On top of being known as a versatile stretch big who can back down bigger opponents in the post and space the court by hitting threes, Austin is known for her fiery attitude on the court. According to Austin, even though she has dialed down her chirping this year, her competitive side is always there.

“In [Amateur Athletic Union], my coach would call me ‘Angry Eyes Austin’ because I had this fire in my eyes, almost like [I’m saying] ‘I hate you’,” Austin said. “I really love my competitive side because it keeps the game fun. I enjoy trash talking people in games. Last year at times, I was really, really mean. This year I’ve calmed down a lot, but I still enjoy talking.”
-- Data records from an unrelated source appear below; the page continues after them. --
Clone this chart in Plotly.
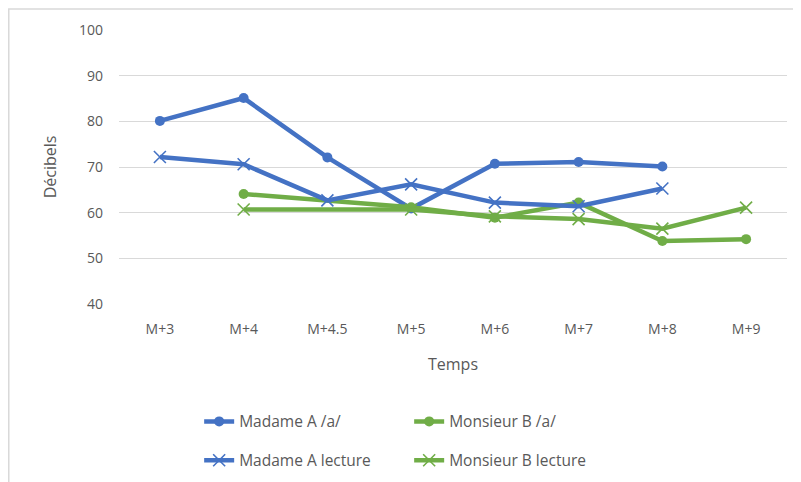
import plotly.graph_objects as go

months = ["M+3", "M+4", "M+4.5", "M+5", "M+6", "M+7", "M+8", "M+9"]

madame_a_a = [80.1, 85.1, 72.1, 60.9, 70.7, 71.1, 70.1, None]
monsieur_b_a = [None, 64.1, None, 61.2, 58.9, 62.2, 53.8, 54.2]
madame_a_lecture = [72.2, 70.6, 62.7, 66.2, 62.2, 61.4, 65.3, None]
monsieur_b_lecture = [None, 60.7, None, 60.7, 59.2, 58.6, 56.5, 61.1]

blue = "#4472C4"
green = "#70AD47"
font = "Open Sans"

fig = go.Figure()

fig.add_trace(go.Scatter(x=months, y=madame_a_a, name="Madame A /a/",
                         mode="lines+markers", connectgaps=True,
                         line=dict(color=blue, width=4.5),
                         marker=dict(symbol="circle", size=10, color=blue),
                         legend="legend"))
fig.add_trace(go.Scatter(x=months, y=monsieur_b_a, name="Monsieur B /a/",
                         mode="lines+markers", connectgaps=True,
                         line=dict(color=green, width=4.5),
                         marker=dict(symbol="circle", size=10, color=green),
                         legend="legend"))
fig.add_trace(go.Scatter(x=months, y=madame_a_lecture, name="Madame A lecture",
                         mode="lines+markers", connectgaps=True,
                         line=dict(color=blue, width=4.5),
                         marker=dict(symbol="x-thin", size=12,
                                     line=dict(color=blue, width=1.6)),
                         legend="legend2"))
fig.add_trace(go.Scatter(x=months, y=monsieur_b_lecture, name="Monsieur B lecture",
                         mode="lines+markers", connectgaps=True,
                         line=dict(color=green, width=4.5),
                         marker=dict(symbol="x-thin", size=12,
                                     line=dict(color=green, width=1.6)),
                         legend="legend2"))

legend_style = dict(orientation="h", xanchor="left", yanchor="middle",
                    x=0.12, entrywidth=165, entrywidthmode="pixels",
                    font=dict(family=font, size=15.5, color="#595959"),
                    bgcolor="rgba(0,0,0,0)")

# the page adds an 8px body margin, so the figure is 8px smaller each way
fig.update_layout(
    width=793, height=474,
    margin=dict(l=111, r=14, t=22, b=178, autoexpand=False),
    paper_bgcolor="white", plot_bgcolor="white",
    font=dict(family=font, color="#595959"),
    showlegend=True,
    legend=dict(legend_style, y=-0.43),
    legend2=dict(legend_style, y=-0.572),
    xaxis=dict(
        type="category", showgrid=False, showline=False, zeroline=False,
        automargin=False,
        tickfont=dict(size=14, color="#595959"), ticks="",
        ticklabelstandoff=15,
        title=dict(text="Temps", font=dict(size=16, color="#595959"), standoff=21),
    ),
    yaxis=dict(
        range=[40, 100], dtick=10, showgrid=True, gridcolor="#D9D9D9",
        gridwidth=1, zeroline=False, showline=False, ticks="",
        automargin=False,
        tickfont=dict(size=14, color="#595959"),
        ticklabelstandoff=15,
        title=dict(text="Décibels", font=dict(size=16, color="#595959"), standoff=18),
    ),
    shapes=[dict(type="rect", xref="paper", yref="paper",
                 x0=-0.165, x1=1.2, y0=-0.8, y1=1.077,
                 line=dict(color="#D9D9D9", width=1.5), layer="below")],
)

fig.write_html("out.html")
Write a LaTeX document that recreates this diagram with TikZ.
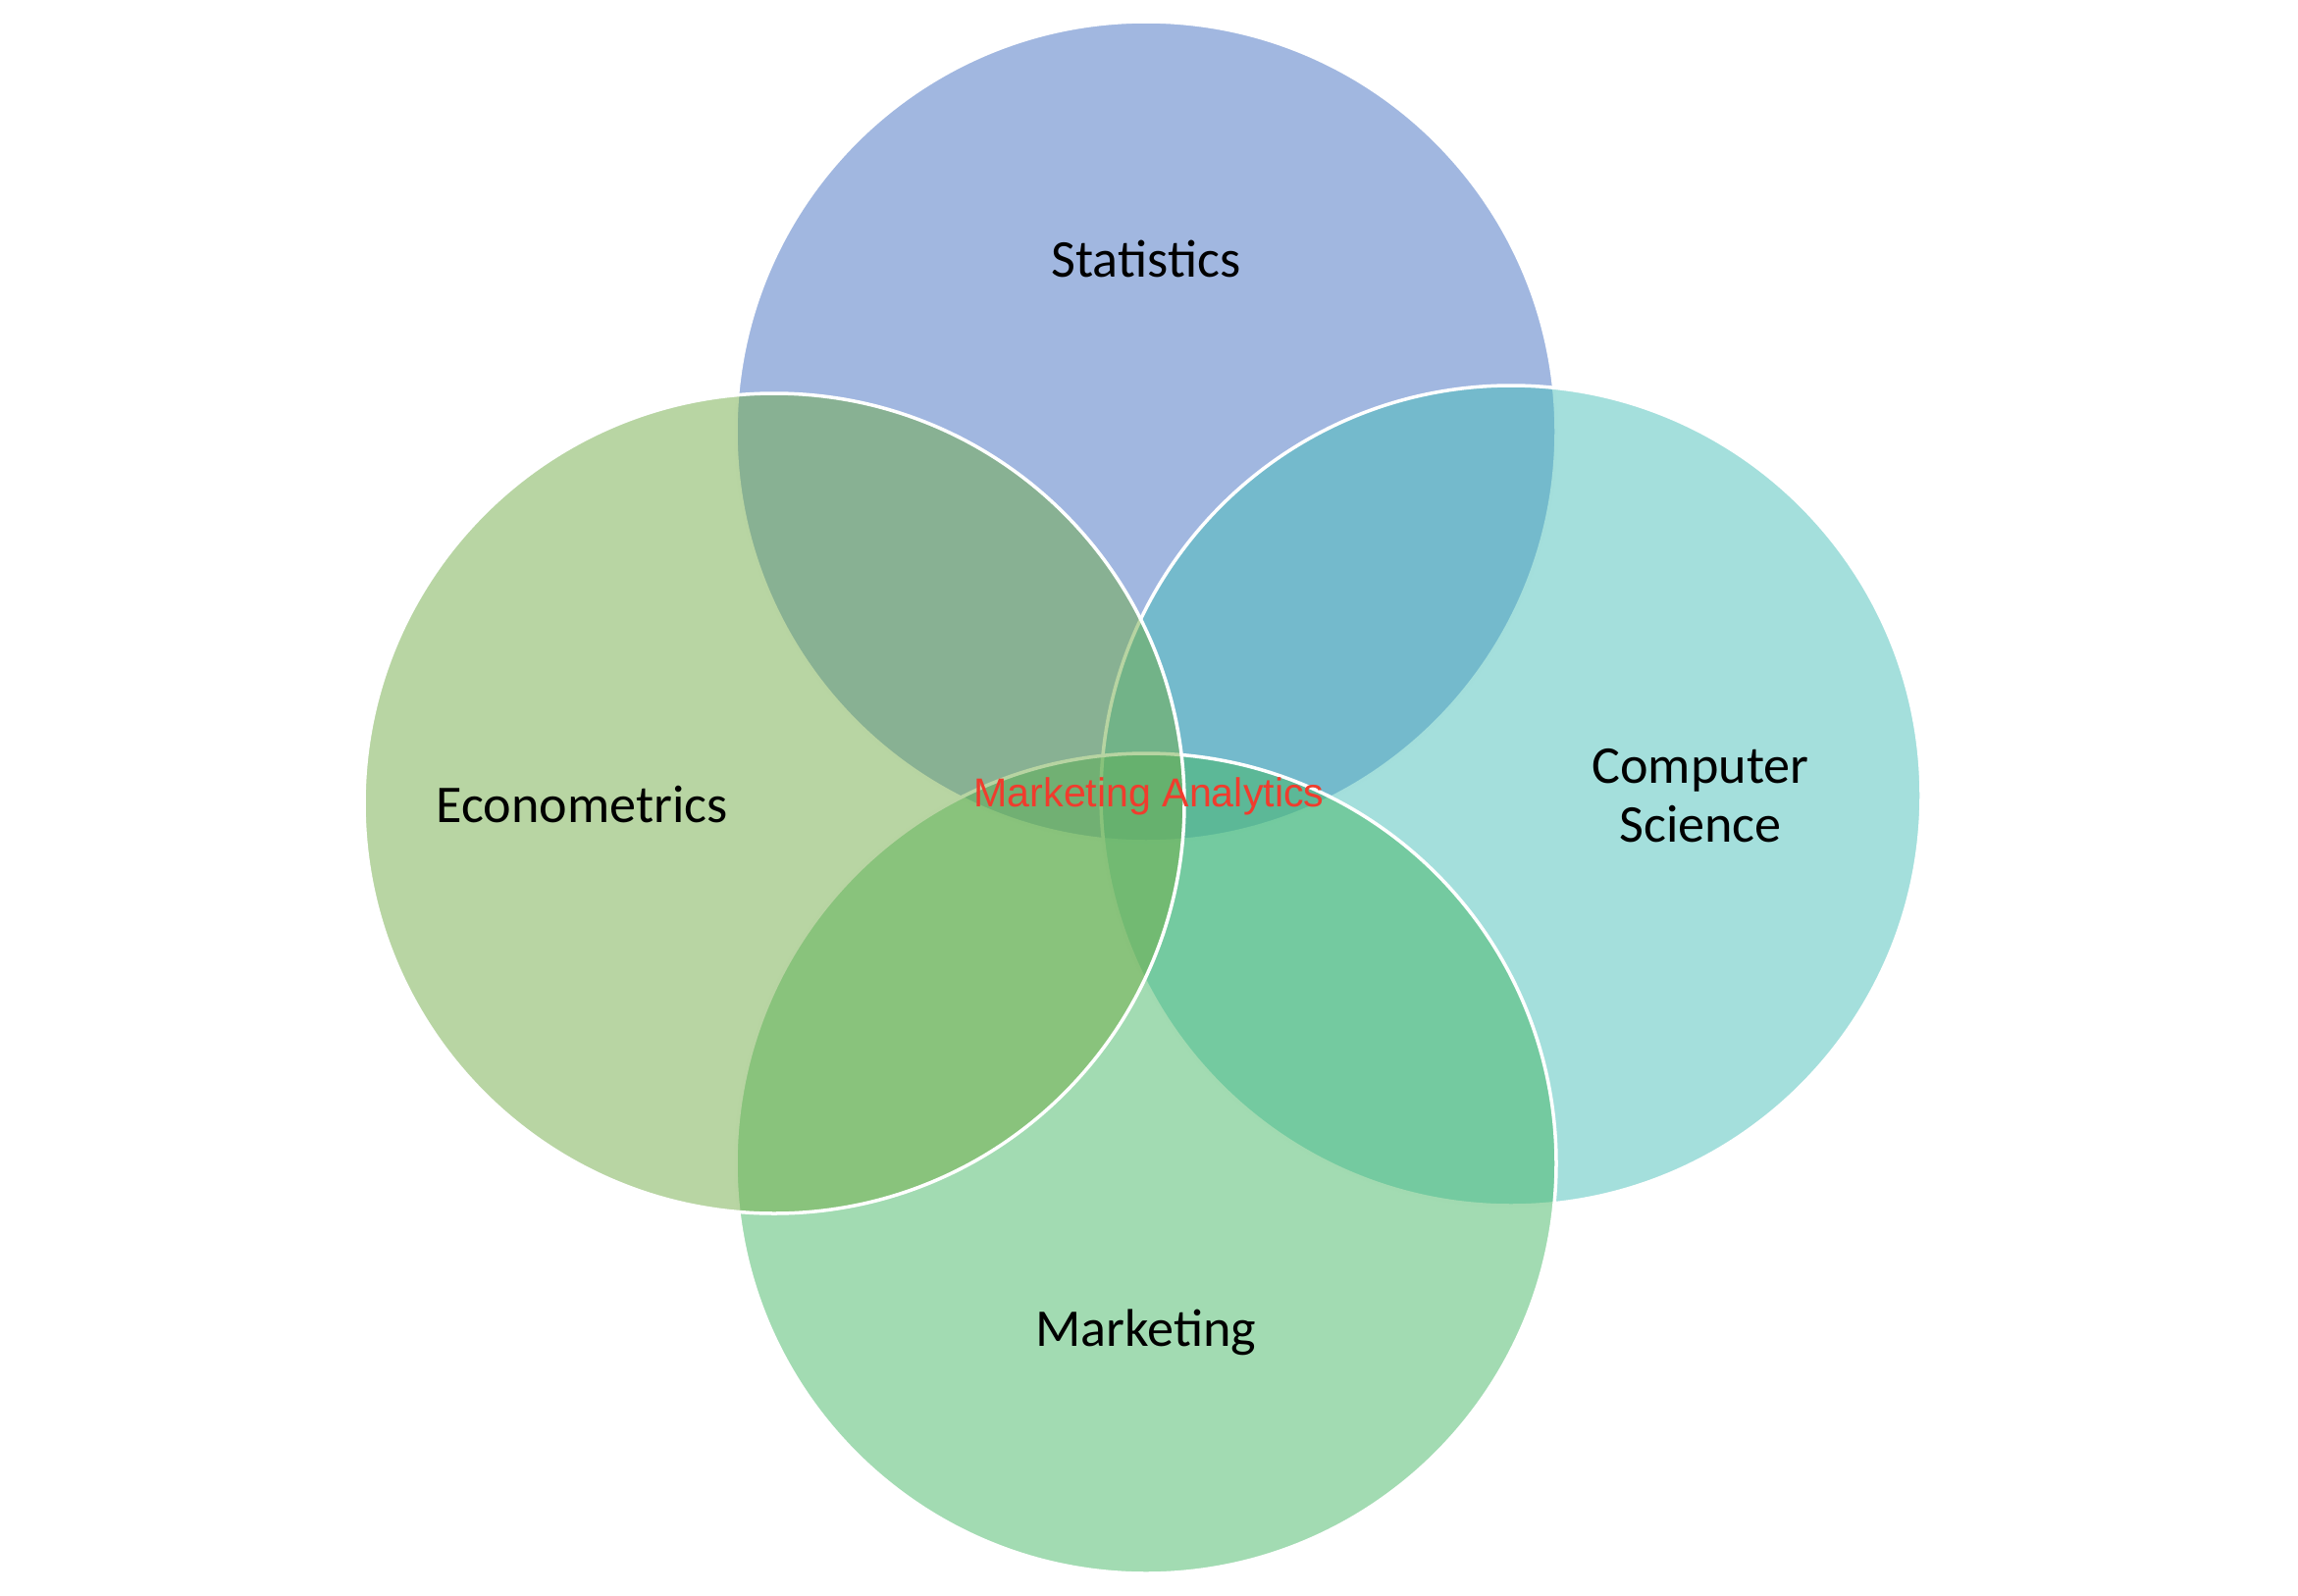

Over the years, Austin’s resume has grown, now including a second-team all-conference honor as she looks to lead the Owls to a conference championship in her final year. However, despite her recent success, Austin remembers where she came from and enjoys being a mentor to her younger teammates, who may be facing the same situation she faced four years ago. 

“I love being an example and like a servant leader … and I’m trying to do that as best as possible,” Austin said. “Now I have a larger role, I’m checking in on girls who didn’t get big minutes or didn’t get to take their warmup off and just giving them a big hug and helping them because I know the equation that it takes to get to where I am.”